Joe Garity was walking through Missouri to...

Joe Garity was walking through Missouri to no place in particular during the time when Fulton Gravel Road was the shortest route between New York City and Los Angeles. He waited until Dad’s work was winding down, and then asked for a job. He was neatly dressed, polite and unfamiliar with what goes on at a busy dairy farm. However, Dad needed an extra hired hand, and he figured Joe was hungry, had no place to sleep and could surely learn to wash milk cans and things like that.

“I pay a dollar and a half and your keep,” Dad said. “We could give you supper and a bed, and then see what we can work out tomorrow.” Joe agreed to that. He stayed in our unfinished attic room, and we accepted him as one of the family. Mom did his laundry and mending.

Joe fit in from the first. We five would play Flinch after supper, or Mom would play the piano and we’d sing. He didn’t tell us when he had a birthday, didn’t write or get letters or use the telephone. The only identification he ever gave was that he had a sister in Scranton, Pa. If he carried any extra clothes, they weren’t for work, because he used his first week’s pay to buy bib overalls and a blue shirt like the other men wore.
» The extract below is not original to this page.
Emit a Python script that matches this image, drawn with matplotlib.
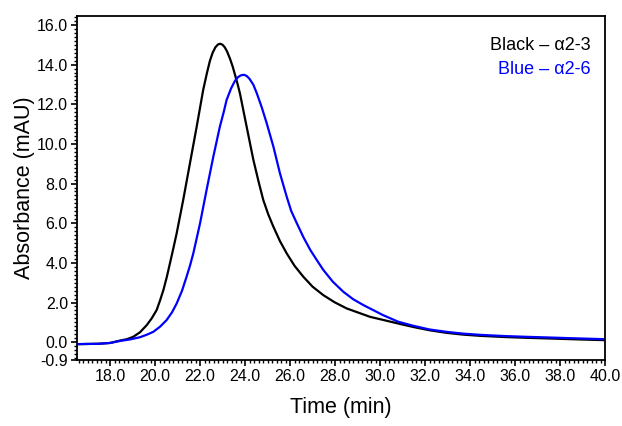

Three years later he had purchased a wonderful Silvertone radio and some lesser gifts for our family and an old car for himself. We’d huddle around that morning glory speaker and listened to stations WLS and KDKA. My world was extending beyond the farm and the town, four miles away, for the first time.

The winter of the big snow and ice storm, the men hunted up some rusty Keen Kutter ice skates that clamped onto the thick soles of their shoes. They sharpened them and skated everywhere!~ The 6-inch snow was covered with a thick layer of ice, and we had some great slopes for skating. My shoes wouldn’t hold the clamps, and I still don’t have skates. On pay day Joe went to Hays Hardware and bought me a pair of brand new ice skates that had leather and straps at the heels. Wow! That was about the greatest thing I’d ever had happen to me!

We’d start at the steep incline in front of the house and fly downhill. I learned to slow down and squat low to get under a two-strand barbed wire fence and to hop across a little branch and then skate up the hill on the opposite side. Little things like that changed this kid’s life.

My own children have never had a chance to skate over the pastures, and we don’t welcome ice over snow, but we’ve skated on ponds and creeks a lot. Big Ceder Creek is near our farm, and my friend, Petie, and her son, Jimmy, went there with us one very cold day. Nobody remembers much about the skating that day when the children were in grade school. We built a good fire, and the kids set sticks on fire and played like they were sparklers.

I looked at Petie and she looked at me. Should we tell about grapevines? We smiled silently and told the youngster to hunt up some dry, wild grapevines. Soon, all five of us were “smoking” those hollow vines and trying to blow smoke rings. We knew we risked starting our kids on a bad habit. Not to worry! They accepted it for what it was: their old moms, reliving some fun things they had done in childhood.